Bill Maher wrote a dead-on-target piece about Johnny Carson noting — and it's hard to believe it's been this long — the 20th anniversary of Johnny's retirement.

He is quite right about Carson being ruthless; about how Johnny wouldn't hesitate to cut off a guest he thought had worn out his or her worth to the show. I've made that point here before. Over at the official Carson website, they used to have an online database of guests who'd been on the show and the dates. You could look up any of a long list of guests Johnny once had on often — Tony Randall, Charles Nelson Reilly, Jaye P. Morgan, Charles Grodin, Robert Blake, Orson Bean and many others — and you'd see the person appear every three or four weeks for months and months —

— and then suddenly, nothing.

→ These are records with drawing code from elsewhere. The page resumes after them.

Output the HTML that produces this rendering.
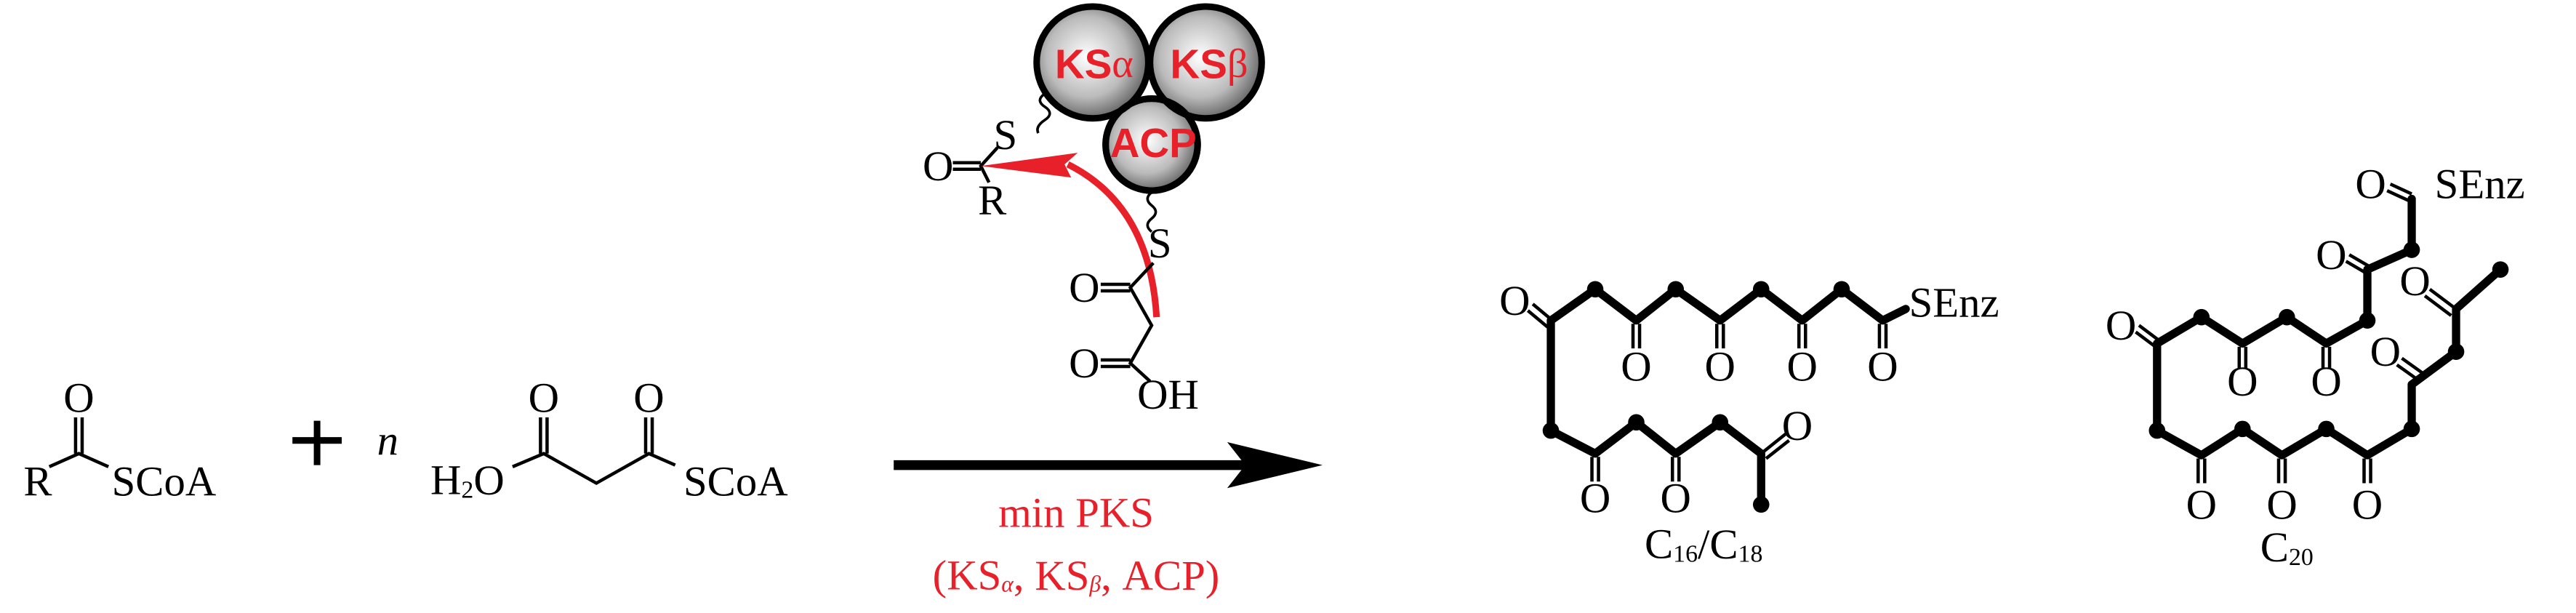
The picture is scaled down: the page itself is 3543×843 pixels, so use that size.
<!DOCTYPE html>
<html><head><meta charset="utf-8"><style>
html,body{margin:0;padding:0;background:#fff;}
svg{display:block;}
text{font-family:"Liberation Serif",serif;font-size:26px;fill:#000;}
.k{stroke:#000;stroke-width:5;fill:none;stroke-linecap:round;stroke-linejoin:round;}
.t{stroke:#000;stroke-width:2;fill:none;}
.w{stroke:#000;stroke-width:1.6;fill:none;}
.r{fill:#e8202a;}
.b{font-family:"Liberation Sans",sans-serif;font-weight:bold;fill:#e8202a;font-size:25px;}
</style></head><body>
<svg width="3543" height="843" viewBox="0 0 1568 373" preserveAspectRatio="none" xmlns="http://www.w3.org/2000/svg">
<defs>
<radialGradient id="g" cx="0.45" cy="0.45" r="0.6"><stop offset="0" stop-color="#fff"/><stop offset="0.6" stop-color="#bbb"/><stop offset="1" stop-color="#555"/></radialGradient>
</defs>
<!-- left acyl-CoA -->
<text x="48" y="242" text-anchor="middle" dominant-baseline="central">O</text>
<line class="t" x1="46" y1="254" x2="46" y2="276"/><line class="t" x1="50" y1="254" x2="50" y2="276"/>
<polyline class="t" points="30,284 48,276 66,284"/>
<text x="23" y="293" text-anchor="middle" dominant-baseline="central">R</text>
<text x="68" y="293" dominant-baseline="central">SCoA</text>
<line x1="178" y1="268" x2="208" y2="268" stroke="#000" stroke-width="4"/>
<line x1="193" y1="256" x2="193" y2="283" stroke="#000" stroke-width="4"/>
<text x="236" y="268" text-anchor="middle" dominant-baseline="central" font-style="italic">n</text>
<!-- malonyl CoA -->
<text x="262" y="292" dominant-baseline="central">H<tspan font-size="15" dy="6">2</tspan><tspan dy="-6">O</tspan></text>
<text x="331" y="242" text-anchor="middle" dominant-baseline="central">O</text>
<text x="395" y="242" text-anchor="middle" dominant-baseline="central">O</text>
<line class="t" x1="329" y1="254" x2="329" y2="276"/><line class="t" x1="333" y1="254" x2="333" y2="276"/>
<line class="t" x1="393" y1="254" x2="393" y2="276"/><line class="t" x1="397" y1="254" x2="397" y2="276"/>
<polyline class="t" points="312,284 331,276 363,294 395,276 411,283"/>
<text x="416" y="293" dominant-baseline="central">SCoA</text>
<!-- arrow -->
<line x1="544" y1="283" x2="760" y2="283" stroke="#000" stroke-width="6"/>
<polygon points="747,269 805,283 747,297 758,283" fill="#000"/>
<text x="655" y="312" text-anchor="middle" dominant-baseline="central" class="r" font-size="24">min PKS</text>
<text x="655" y="350" text-anchor="middle" dominant-baseline="central" class="r" font-size="24">(KS<tspan font-size="14" font-style="italic" dy="5">α</tspan><tspan dy="-5">, KS</tspan><tspan font-size="14" font-style="italic" dy="5">β</tspan><tspan dy="-5">, ACP)</tspan></text>
<!-- enzyme -->
<path class="w" d="M636,57 q-6,4 0,8 q6,4 0,8 q-6,4 -4,8"/>
<path class="w" d="M701,117 q-5,4 0,8 q5,4 0,8 q-5,4 0,8"/>
<circle cx="701" cy="88" r="28" fill="url(#g)" stroke="#000" stroke-width="4"/>
<circle cx="665" cy="38" r="34" fill="url(#g)" stroke="#000" stroke-width="4"/>
<circle cx="734" cy="38" r="34" fill="url(#g)" stroke="#000" stroke-width="4"/>
<circle cx="701" cy="88" r="28" fill="none" stroke="#000" stroke-width="4"/>
<text x="666" y="39" text-anchor="middle" dominant-baseline="central" class="b">KS<tspan font-family="Liberation Serif" font-weight="normal">α</tspan></text>
<text x="736" y="39" text-anchor="middle" dominant-baseline="central" class="b">KS<tspan font-family="Liberation Serif" font-weight="normal">β</tspan></text>
<text x="702" y="87" text-anchor="middle" dominant-baseline="central" class="b" font-size="23">ACP</text>
<text x="612" y="82" text-anchor="middle" dominant-baseline="central" font-size="22">S</text>
<text x="571" y="101" text-anchor="middle" dominant-baseline="central" font-size="22">O</text>
<line class="t" x1="580" y1="99" x2="597" y2="99"/><line class="t" x1="580" y1="103" x2="597" y2="103"/>
<polyline class="t" points="607,90 597,101 602,111"/>
<text x="604" y="122" text-anchor="middle" dominant-baseline="central" font-size="22">R</text>
<path d="M704,193 Q700,125 650,100" stroke="#e8202a" stroke-width="4" fill="none"/>
<polygon points="597,101 656,93 648,100 652,108" fill="#e8202a"/>
<text x="706" y="148" text-anchor="middle" dominant-baseline="central" font-size="22">S</text>
<polyline class="t" points="702,160 688,175 701,198 688,221 700,232"/>
<text x="660" y="175" text-anchor="middle" dominant-baseline="central" font-size="22">O</text>
<line class="t" x1="670" y1="173" x2="688" y2="173"/><line class="t" x1="670" y1="177" x2="688" y2="177"/>
<text x="660" y="221" text-anchor="middle" dominant-baseline="central" font-size="22">O</text>
<line class="t" x1="670" y1="219" x2="688" y2="219"/><line class="t" x1="670" y1="223" x2="688" y2="223"/>
<text x="711" y="240" text-anchor="middle" dominant-baseline="central" font-size="22">OH</text>
<!-- C16/C18 -->
<g>
<polyline class="k" points="944,195 971,176 996,195 1020,176 1047,195 1072,176 1097,195 1121,176 1146,195 1160,188"/>
<polyline class="k" points="944,195 944,262 971,276 996,257 1020,276 1047,257 1072,276 1072,307"/>
<g fill="#000"><circle cx="971" cy="176" r="5"/><circle cx="1020" cy="176" r="5"/><circle cx="1072" cy="176" r="5"/><circle cx="1121" cy="176" r="5"/><circle cx="944" cy="262" r="5"/><circle cx="996" cy="257" r="5"/><circle cx="1047" cy="257" r="5"/><circle cx="1072" cy="307" r="5"/></g>
<text x="922" y="183" text-anchor="middle" dominant-baseline="central">O</text>
<polyline class="t" points="930,189 942,199"/><polyline class="t" points="933,185 945,195"/>
<g class="t"><path d="M994,197 v15 M998,197 v15 M1045,197 v15 M1049,197 v15 M1095,197 v15 M1099,197 v15 M1144,197 v15 M1148,197 v15 M969,278 v15 M973,278 v15 M1018,278 v15 M1022,278 v15"/></g>
<g text-anchor="middle" dominant-baseline="central"><text x="996" y="223">O</text><text x="1047" y="223">O</text><text x="1097" y="223">O</text><text x="1146" y="223">O</text><text x="971" y="303">O</text><text x="1020" y="303">O</text><text x="1094" y="259">O</text></g>
<polyline class="t" points="1072,276 1087,264"/><polyline class="t" points="1075,279 1089,268"/>
<text x="1162" y="184" dominant-baseline="central">SEnz</text>
<text x="1037" y="331" text-anchor="middle" dominant-baseline="central">C<tspan font-size="15" dy="6">16</tspan><tspan dy="-6">/C</tspan><tspan font-size="15" dy="6">18</tspan></text>
</g>
<!-- C20 -->
<g>
<polyline class="k" points="1313,209 1313,262 1340,277 1365,261 1389,277 1416,261 1441,277 1468,261 1468,234 1495,214 1495,188 1522,164"/>
<polyline class="k" points="1313,209 1340,193 1365,209 1392,193 1416,209 1441,195 1441,164 1468,152 1468,121"/>
<g fill="#000"><circle cx="1340" cy="193" r="5"/><circle cx="1392" cy="193" r="5"/><circle cx="1441" cy="195" r="5"/><circle cx="1468" cy="152" r="5"/><circle cx="1313" cy="262" r="5"/><circle cx="1365" cy="261" r="5"/><circle cx="1416" cy="261" r="5"/><circle cx="1468" cy="261" r="5"/><circle cx="1495" cy="214" r="5"/><circle cx="1522" cy="164" r="5"/></g>
<g class="t"><path d="M1363,211 v13 M1367,211 v13 M1414,211 v13 M1418,211 v13 M1338,279 v15 M1342,279 v15 M1387,279 v15 M1391,279 v15 M1439,279 v15 M1443,279 v15"/>
<path d="M1300,202 l12,9 M1302,198 l12,9 M1428,159 l12,7 M1430,155 l12,7 M1453,116 l13,6 M1455,112 l13,6 M1476,228 l-14,-10 M1473,232 l-14,-10 M1495,188 l-16,-12 M1492,192 l-16,-12"/></g>
<g text-anchor="middle" dominant-baseline="central"><text x="1291" y="198">O</text><text x="1365" y="232">O</text><text x="1416" y="232">O</text><text x="1340" y="307">O</text><text x="1389" y="307">O</text><text x="1441" y="307">O</text><text x="1419" y="155">O</text><text x="1443" y="112">O</text><text x="1470" y="171">O</text><text x="1452" y="214">O</text></g>
<text x="1482" y="112" dominant-baseline="central">SEnz</text>
<text x="1392" y="333" text-anchor="middle" dominant-baseline="central">C<tspan font-size="15" dy="6">20</tspan></text>
</g>
</svg>
</body></html>
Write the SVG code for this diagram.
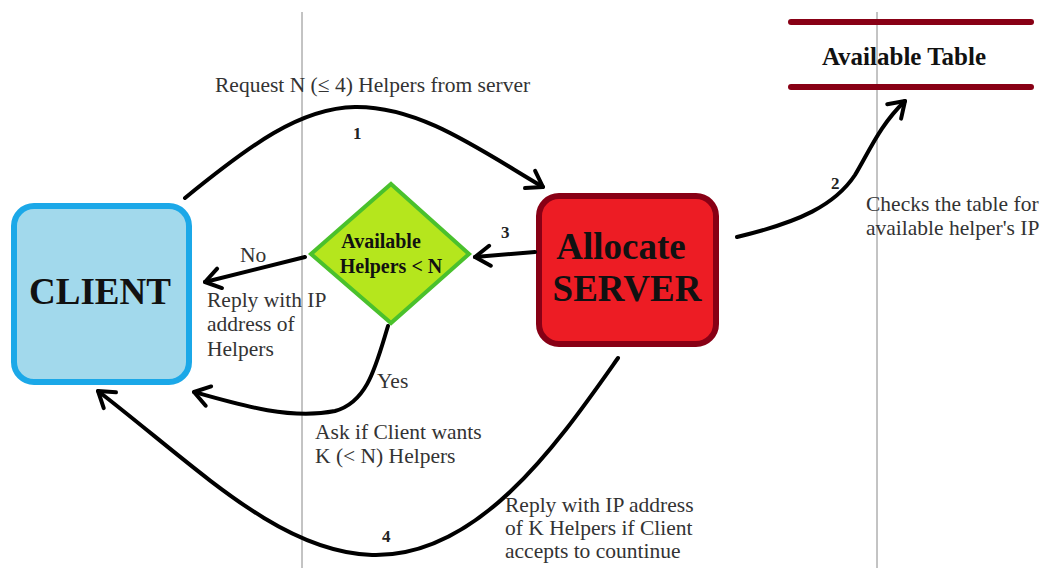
<svg xmlns="http://www.w3.org/2000/svg" width="1043" height="568" viewBox="0 0 1043 568">
<defs>
<marker id="ah" markerUnits="userSpaceOnUse" markerWidth="40" markerHeight="40" refX="0" refY="0" viewBox="-20 -20 40 40" orient="auto" overflow="visible">
<path d="M-15,-10 L0,0 L-15,10" fill="none" stroke="#000" stroke-width="4" stroke-linecap="round" stroke-linejoin="round"/>
</marker>
</defs>
<style>
text{font-family:'Liberation Serif','DejaVu Serif',serif}
.lbl{font-size:21.5px;fill:#333}
.num{font-size:17px;font-weight:bold;fill:#222}
.big{font-weight:bold;fill:#111}
.conn{fill:none;stroke:#000;stroke-width:4;stroke-linecap:round;marker-end:url(#ah)}
.grid{stroke:#888;stroke-width:1}
</style>
<rect width="1043" height="568" fill="#fff"/>
<line class="grid" x1="302" y1="12" x2="302" y2="568"/>
<line class="grid" x1="877" y1="12" x2="877" y2="568"/>

<g id="client">
<rect x="14" y="206" width="175" height="176" rx="20" fill="#a2d9ec" stroke="#1ba8e8" stroke-width="6"/>
<text class="big" x="100" y="304" font-size="37" text-anchor="middle">CLIENT</text>
</g>

<g id="decision">
<polygon points="391,184 469,254 391,323 311,254" fill="#b5e61d" stroke="#4ac12c" stroke-width="4"/>
<text class="big" x="381" y="248" font-size="20" text-anchor="middle">Available</text>
<text class="big" x="391" y="273" font-size="20" text-anchor="middle">Helpers &lt; N</text>
</g>

<g id="server">
<rect x="539" y="196" width="177" height="148" rx="20" fill="#ed1c24" stroke="#880015" stroke-width="6"/>
<text class="big" x="621" y="259" font-size="37" text-anchor="middle">Allocate</text>
<text class="big" x="627" y="301" font-size="37" text-anchor="middle">SERVER</text>
</g>

<g id="table">
<line x1="791" y1="22" x2="1031" y2="22" stroke="#880015" stroke-width="6" stroke-linecap="round"/>
<line x1="791" y1="87" x2="1031" y2="87" stroke="#880015" stroke-width="6" stroke-linecap="round"/>
<text class="big" x="904" y="65" font-size="25" text-anchor="middle">Available Table</text>
</g>

<g id="connectors">
<path class="conn" d="M185,198 C250,145 300,108 355,107 C420,106 480,150 543,187"/>
<path class="conn" d="M737,237 C800,222 835,205 855,175 C870,150 880,125 905,101"/>
<path class="conn" d="M535,252 L475,257"/>
<path class="conn" d="M305,257 L205,282"/>
<path class="conn" d="M388,326 C376,365 368,402 335,411 C290,420 240,405 194,392"/>
<path class="conn" d="M618,358 C560,440 480,558 372,555 C280,552 200,470 98,391"/>
</g>

<g id="labels">
<text class="lbl" x="215" y="92">Request N (≤ 4) Helpers from server</text>
<text class="num" x="353" y="139">1</text>
<text class="num" x="831" y="189">2</text>
<text class="lbl" x="866" y="211">Checks the table for</text>
<text class="lbl" x="866" y="235">available helper's IP</text>
<text class="num" x="501" y="238">3</text>
<text class="lbl" x="240" y="262">No</text>
<text class="lbl" x="207" y="307">Reply with IP</text>
<text class="lbl" x="207" y="331">address of</text>
<text class="lbl" x="207" y="356">Helpers</text>
<text class="lbl" x="377" y="388">Yes</text>
<text class="lbl" x="315" y="439">Ask if Client wants</text>
<text class="lbl" x="315" y="463">K (&lt; N) Helpers</text>
<text class="num" x="382" y="542">4</text>
<text class="lbl" x="505" y="512">Reply with IP address</text>
<text class="lbl" x="505" y="535">of K Helpers if Client</text>
<text class="lbl" x="505" y="558">accepts to countinue</text>
</g>
</svg>
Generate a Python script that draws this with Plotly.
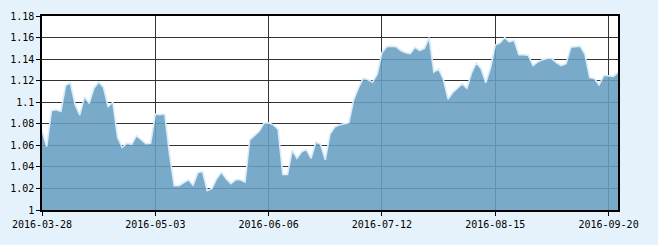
import pandas as pd
import plotly.graph_objects as go

# Trading days (China) 2016-03-28 .. 2016-09-22
holidays = ["2016-04-04", "2016-05-02", "2016-06-09", "2016-06-10", "2016-09-15", "2016-09-16"]
dates = [d.strftime("%Y-%m-%d") for d in pd.bdate_range("2016-03-28", "2016-09-22") if d.strftime("%Y-%m-%d") not in holidays]

values = [
    1.0735, 1.059, 1.092, 1.093, 1.0915, 1.1155, 1.118, 1.098, 1.088, 1.105,
    1.099, 1.113, 1.1185, 1.114, 1.096, 1.100, 1.0675, 1.058, 1.062, 1.061,
    1.069, 1.065, 1.0615, 1.062, 1.089, 1.0885, 1.089, 1.052, 1.0225, 1.0225,
    1.025, 1.028, 1.023, 1.0345, 1.0357, 1.018, 1.020, 1.029, 1.035, 1.029,
    1.0245, 1.028, 1.028, 1.026, 1.065, 1.069, 1.073, 1.0805, 1.081, 1.079,
    1.075, 1.033, 1.033, 1.0555, 1.048, 1.054, 1.056, 1.048, 1.063, 1.061,
    1.0465, 1.0705, 1.077, 1.079, 1.080, 1.081, 1.102, 1.113, 1.122, 1.121,
    1.1185, 1.126, 1.146, 1.1515, 1.152, 1.1515, 1.148, 1.146, 1.145, 1.151,
    1.148, 1.150, 1.160, 1.128, 1.131, 1.1215, 1.103, 1.109, 1.113, 1.117,
    1.113, 1.1275, 1.1365, 1.131, 1.118, 1.132, 1.153, 1.155, 1.160, 1.156,
    1.1575, 1.144, 1.144, 1.1435, 1.134, 1.1374, 1.1395, 1.1405, 1.1405, 1.1365,
    1.134, 1.1358, 1.151, 1.1515, 1.152, 1.1445, 1.1228, 1.122, 1.116, 1.125,
    1.1245, 1.124, 1.1275,
]

tick_labels = ["2016-03-28", "2016-05-03", "2016-06-06", "2016-07-12", "2016-08-15", "2016-09-20"]
y_ticks = [1, 1.02, 1.04, 1.06, 1.08, 1.1, 1.12, 1.14, 1.16, 1.18]
y_tick_text = ["1", "1.02", "1.04", "1.06", "1.08", "1.1", "1.12", "1.14", "1.16", "1.18"]

fig = go.Figure()
fig.add_trace(go.Scatter(
    x=dates, y=values, mode="lines", fill="tozeroy",
    fillcolor="rgba(102,158,194,0.88)",
    line=dict(color="rgba(215,235,248,1)", width=1.6),
    hoverinfo="x+y",
))

font = dict(family="DejaVu Sans Mono, monospace", size=10, color="#000")
fig.update_layout(
    width=658, height=245,
    margin=dict(l=39, r=40, t=10, b=35),
    paper_bgcolor="#e6f2fb",
    plot_bgcolor="#ffffff",
    showlegend=False,
    font=font,
    xaxis=dict(
        type="category", range=[0, len(dates) - 1],
        tickmode="array", tickvals=tick_labels, ticktext=tick_labels,
        showgrid=True, gridcolor="#333333", gridwidth=1,
        showline=True, linecolor="#000", linewidth=1.5, mirror=True,
        ticks="outside", ticklen=4, tickcolor="#000",
        tickfont=font, zeroline=False,
    ),
    yaxis=dict(
        range=[1, 1.18], tickmode="array", tickvals=y_ticks, ticktext=y_tick_text,
        showgrid=True, gridcolor="#333333", gridwidth=1,
        showline=True, linecolor="#000", linewidth=1.5, mirror=True,
        ticks="outside", ticklen=4, tickcolor="#000",
        tickfont=font, zeroline=False,
    ),
)
fig.write_html("out.html")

Johnny would just decide the guest was out of funny stories or the guest had gotten too familiar or something…and they'd be gone. No sentiment.

I also agree with Maher that Johnny wouldn't fare so well in today's competitive marketplace. I love Carson and think there'll never be anyone like him. But I still think he left when he did because he knew that his act was running out of steam and that if he didn't go out soon, he wouldn't go out on top.

Shirt Tales

I keep seeing people wearing this shirt. It's a plain black t-shirt but they've printed a little fake name badge on the pocket area. And on the name badge, it says: "Hello. My name is Inigo Montoya. You killed my father. Prepare to die."

Every time I see one, I laugh. But I also have three thoughts…

  1. That, of course, is a famous line from the book and movie, The Princess Bride, both written by William Goldman. Do we think the company putting these out made any sort of deal to compensate Mr. Goldman for the use of his words?
  2. What the hell do people think who see this shirt but aren't familiar with The Princess Bride? And finally…
  3. Wouldn't it be cheaper and funnier just to make your own version of this shirt? You probably have a black Sharpie around. You can buy a package of those labels for two bucks in the CVS Pharmacy near me and, I would imagine, other places. Then you can stick the label on whatever you want to wear. It would be a lot funnier on the kind of clothing you'd likely wear to the kind of event where people walk around with name badges. That usually doesn't mean a black t-shirt.

That's all I'm thinking…and note that I'm concerned that Mr. Goldman is not being paid but at the same time, I'm suggesting a way to further exploit him without paying him. So maybe if you do walk around with one of those stickers on, you could buy one or two of his books to put some coins in his pocket. You'd probably enjoy them as most of them are very good.

Facts Matter Not

George W. Bush grew the size of government and Barack Obama is shrinking it. But the people who want to see government shrink are all going to vote against Obama because, you know, he's a Democrat and they just know Democrats love bigger government.